ACTRA, CFTPA go back to table
One last try for Canada actors, producers to make dealCanada's actors union and North American producers will return to the bargaining table Wednesday in a last-ditch attempt to forge a new labor deal and avert a planned industry shutdown Monday.
On Friday, representatives for ACTRA, which represents 21,000 domestic performers, met informally with negotiators representing American producers, the Canadian Film and Television Production Assn. and Quebec producers with the Association de producteurs de films et de television du Quebec, agreeing to return to the bargaining table Wednesday.
ACTRA also agreed to delay plans for industrial action to back its demands. The current Independent Production Agreement expired Sunday, and the performers union is now in a legal position to strike in much of the country.
But Stephen Waddell, ACTRA's chief negotiator, said the actors union agreed to return to the table after receiving assurances from the producers that an increased-wage proposal was possible.
"(It is) only on the basis that there had been some off-the-record discussions and that it appears the CFTPA is willing to … put more money on the table, that we are agreeing to postpone the declaration of the strike," he said Friday.
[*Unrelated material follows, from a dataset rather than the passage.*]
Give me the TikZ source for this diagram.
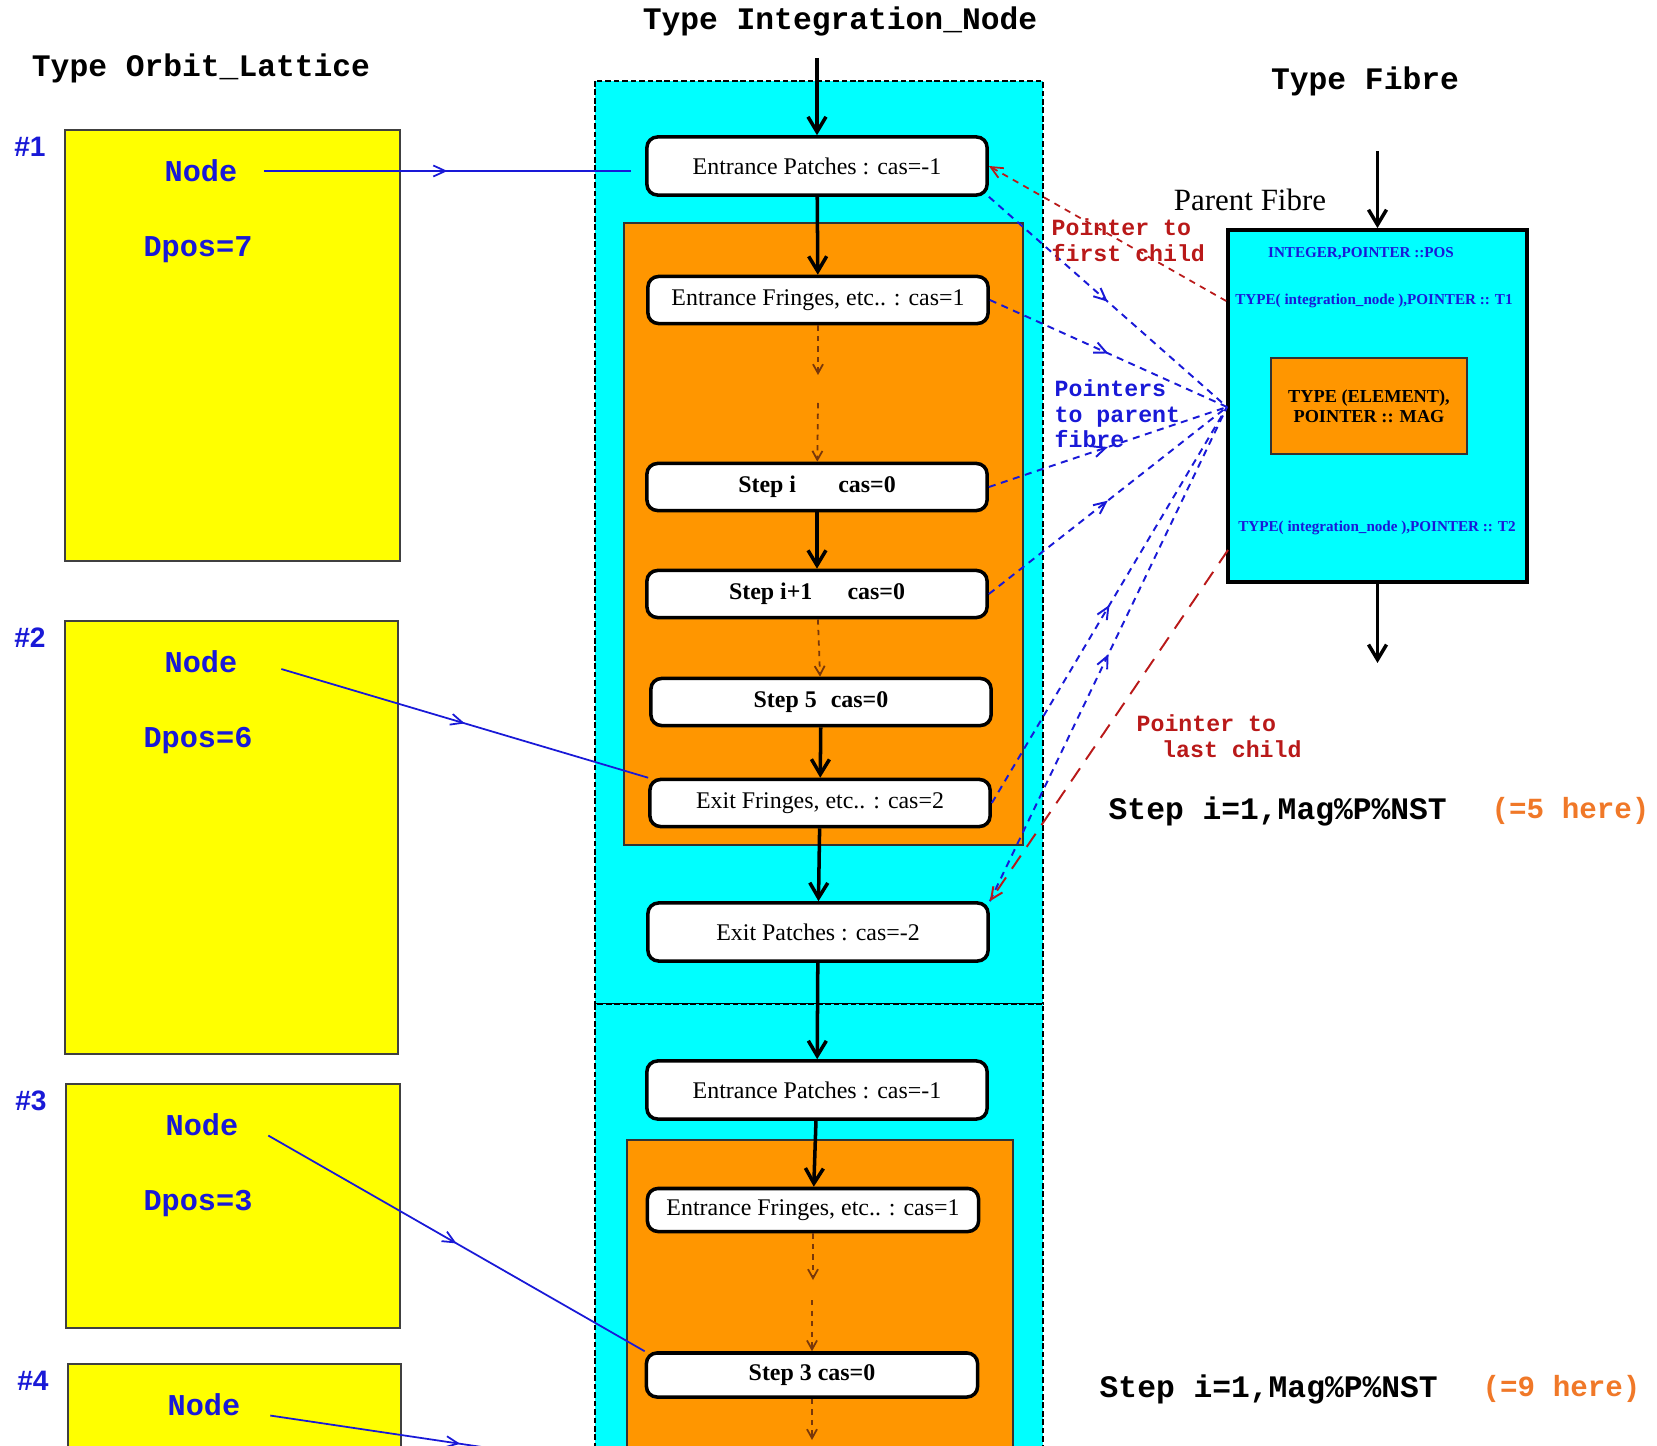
\documentclass[tikz,border=0pt]{standalone}
\usepackage{fontspec}
\setmainfont{Liberation Serif}
\setmonofont{Liberation Mono}
\newfontfamily\arialfont{Liberation Sans}
\usetikzlibrary{arrows.meta,decorations.markings}

\definecolor{intcyan}{RGB}{0,255,255}
\definecolor{steporange}{RGB}{255,150,0}
\definecolor{latyellow}{RGB}{255,255,0}
\definecolor{ptrblue}{RGB}{25,25,215}
\definecolor{ptrred}{RGB}{185,25,25}
\definecolor{herecol}{RGB}{240,120,40}
\definecolor{stepbrown}{RGB}{120,55,10}

\tikzset{
  titletxt/.style={font=\ttfamily\bfseries\fontsize{8.9}{10}\selectfont},
  lattxt/.style={text=ptrblue, font=\ttfamily\bfseries\fontsize{8.6}{10}\selectfont},
  latnum/.style={text=ptrblue, font=\arialfont\bfseries\fontsize{8}{9}\selectfont},
  latbox/.style={draw=black!75, line width=0.5pt, fill=latyellow},
  intblock/.style={draw=black, line width=0.6pt, dash pattern=on 1.6pt off 0.8pt, fill=intcyan},
  stepblock/.style={draw=black!80, line width=0.45pt, fill=steporange},
  casbox/.style={draw, line width=1pt, rounded corners=3pt, fill=white,
    minimum width=3.4cm, minimum height=0.47cm, inner sep=0pt,
    font=\fontsize{6.8}{8}\selectfont},
  patchbox/.style={casbox, minimum height=0.58cm},
  stepcas/.style={casbox, font=\bfseries\fontsize{6.8}{8}\selectfont},
  fibrebox/.style={draw, line width=1pt, fill=intcyan, minimum width=2.99cm, minimum height=3.52cm},
  magbox/.style={draw=black!80, line width=0.45pt, fill=steporange, minimum width=1.96cm,
    minimum height=0.96cm, align=center, font=\bfseries\fontsize{5.2}{5.7}\selectfont},
  fibtxt/.style={text=ptrblue, inner sep=0pt, font=\bfseries\fontsize{4.3}{5}\selectfont},
  ptrlbl/.style={anchor=west, align=left, inner sep=0pt, font=\ttfamily\bfseries\fontsize{6.6}{7.3}\selectfont},
  nsttxt/.style={anchor=west, inner sep=0pt, font=\ttfamily\bfseries\fontsize{8.9}{10}\selectfont},
  midtip/.style={postaction={decorate}, decoration={markings,
    mark=at position 0.5 with {\arrow{Straight Barb[length=1.2mm,width=1.1mm]}}}},
  solidflow/.style={draw, line width=1pt, -{Straight Barb[length=1.5mm,width=1.8mm]}},
  dashflow/.style={draw=stepbrown, line width=0.5pt, dash pattern=on 1.5pt off 1.5pt,
    -{Straight Barb[length=0.9mm,width=1mm]}},
  latptr/.style={color=ptrblue, line width=0.5pt, midtip},
  parentptr/.style={color=ptrblue, line width=0.55pt, dash pattern=on 2pt off 1.6pt, midtip},
  firstptr/.style={color=ptrred, line width=0.5pt, dash pattern=on 1.8pt off 1.6pt,
    -{Straight Barb[length=1.2mm,width=1.1mm]}},
  lastptr/.style={color=ptrred, line width=0.55pt, dash pattern=on 4.5pt off 3pt,
    -{Straight Barb[length=1.2mm,width=1.1mm]}}
}

\begin{document}
\begin{tikzpicture}[x=0.01cm,y=-0.01cm]
  \useasboundingbox (0,0) rectangle (1657,1446);
  \clip (0,0) rectangle (1657,1446);

  % titles
  \node[titletxt] (ttlint) at (840,21) {Type Integration\_Node};
  \node[titletxt] (ttlorb) at (201,68) {Type Orbit\_Lattice};
  \node[titletxt] (ttlfib) at (1365,81) {Type Fibre};

  % orbit lattice
  \foreach \k/\xl/\yt/\xr/\yb in {1/65/130/400/561, 2/65/621/398/1054,
                                  3/66/1084/400/1328, 4/68/1364/401/1480}
   {
    \draw[latbox] (\xl,\yt) rectangle (\xr,\yb);
    \node[latnum] (num\k) at (\xl-35,\yt+17) {\#\k};
    \node[lattxt] (node\k) at (\xl+136,\yt+41) {Node};
   }
  \foreach \k/\yt/\v in {1/130/7, 2/621/6, 3/1084/3}
    \node[lattxt] (dpos\k) at (198,\yt+120) {Dpos=\v};

  % integration nodes
  \draw[intblock] (595,81) rectangle (1043,1004);
  \draw[intblock] (595,1004) rectangle (1043,1480);
  \draw[stepblock] (624,223) rectangle (1023,845);
  \draw[stepblock] (627,1140) rectangle (1013,1480);

  \node[patchbox] (ep1) at (817,166) {Entrance Patches : cas=-1};
  \node[casbox] (ef1) at (818,300) {Entrance Fringes, etc.. : cas=1};
  \node[stepcas] (st1) at (817,487) {Step i\hspace{12pt}cas=0};
  \node[stepcas] (st2) at (817,594) {Step i+1\hspace{10pt}cas=0};
  \node[stepcas] (st5) at (821,702) {Step 5\hspace{4pt}cas=0};
  \node[casbox] (xf1) at (820,803) {Exit Fringes, etc.. : cas=2};
  \node[patchbox] (xp1) at (818,932) {Exit Patches : cas=-2};
  \node[patchbox] (ep2) at (817,1090) {Entrance Patches : cas=-1};
  \node[casbox,minimum width=3.31cm,minimum height=0.43cm] (ef2) at (813,1210) {Entrance Fringes, etc.. : cas=1};
  \node[stepcas,minimum width=3.31cm,minimum height=0.44cm] (st3) at (812,1375) {Step 3 cas=0};

  \coordinate (intop) at (817,58);
  \coordinate (gap1a) at (818,375);
  \coordinate (gap1b) at (818,403);
  \coordinate (gap2a) at (813,1280);
  \coordinate (gap2b) at (812,1300);
  \coordinate (st3out) at (812,1440);

  \draw[solidflow] (intop) -- (ep1);
  \draw[solidflow] (ep1) -- (ef1);
  \draw[dashflow] (ef1) -- (gap1a);
  \draw[dashflow] (gap1b) -- (st1);
  \draw[solidflow] (st1) -- (st2);
  \draw[dashflow] (st2) -- (st5);
  \draw[solidflow] (st5) -- (xf1);
  \draw[solidflow] (xf1) -- (xp1);
  \draw[solidflow] (xp1) -- (ep2);
  \draw[solidflow] (ep2) -- (ef2);
  \draw[dashflow] (ef2) -- (gap2a);
  \draw[dashflow] (gap2b) -- (st3);
  \draw[dashflow] (st3) -- (st3out);

  % lattice -> integration nodes
  \coordinate (node4out) at (650,1472);
  \draw[latptr] ([xshift=4pt]node1.east) -- ([xshift=-4pt]node1 -| ep1.west);
  \draw[latptr] ([xshift=9pt,yshift=-2pt]node2.east) -- (xf1.north west);
  \draw[latptr] ([xshift=5pt,yshift=-3pt]node3.east) -- (st3.north west);
  \draw[latptr] ([xshift=5pt,yshift=-3pt]node4.east) -- (node4out);

  % fibre
  \node[fibrebox] (fibre) at (1377.5,406) {};
  \node[magbox] (mag) at (1369,406) {TYPE (ELEMENT),\\POINTER :: MAG};
  \node[fibtxt] (pos) at (1361,254) {INTEGER,POINTER ::POS};
  \node[fibtxt] (t1) at (1374,301) {TYPE( integration\_node ),POINTER :: T1};
  \node[fibtxt] (t2) at (1377,528) {TYPE( integration\_node ),POINTER :: T2};
  \node[font=\fontsize{8.8}{10}\selectfont] (parlbl) at (1250,200) {Parent Fibre};
  \coordinate (fibin) at (1377.5,151);
  \coordinate (fibout) at (1377.5,663);
  \draw[solidflow] (fibin) -- (fibre);
  \draw[solidflow] (fibre) -- (fibout);

  % pointers
  \coordinate (fibp) at (1227,407);
  \coordinate (lastc) at (1228,550);
  \foreach \src in {ep1.south east, ef1.east, st1.east, st2.east, xf1.east, xp1.north east}
    \draw[parentptr] (\src) -- (fibp);
  \draw[firstptr] (fibre.west |- t1) -- (ep1.east);
  \draw[lastptr] (lastc) -- (xp1.north east);

  \node[ptrlbl,text=ptrred] (firstlbl) at (1051,240) {Pointer to\\first child};
  \node[ptrlbl,text=ptrblue] (parlbl2) at (1054,414) {Pointers\\to parent\\fibre};
  \node[ptrlbl,text=ptrred] (lastlbl) at (1136,736) {Pointer to\\\hspace*{1.1em}last child};

  \node[nsttxt] (nst1) at (1108,811) {Step i=1,Mag\%P\%NST};
  \node[nsttxt,text=herecol,font=\ttfamily\bfseries\fontsize{8.3}{10}\selectfont] (here1) at (1491,811) {(=5 here)};
  \node[nsttxt] (nst2) at (1099,1389) {Step i=1,Mag\%P\%NST};
  \node[nsttxt,text=herecol,font=\ttfamily\bfseries\fontsize{8.3}{10}\selectfont] (here2) at (1482,1389) {(=9 here)};
\end{tikzpicture}
\end{document}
Waddell added that ACTRA will serve 72-hour strike notice Wednesday and will carry through on its threat Monday at midnight should no agreement on a new IPA be reached in time.
John Barrack, the CFTPA's chief negotiator, offered no details on the producers' latest bargaining strategy, but welcomed ACTRA's assurance that it will only strike if next week's crunch talks broke down.
The most recent round of talks between ACTRA and the producers stalled after the performers rejected a proposed wage increase of 4% over three years, subject to certain deferrals. ACTRA is demanding a 15% wage increase over three years and new-media residuals, among other demands.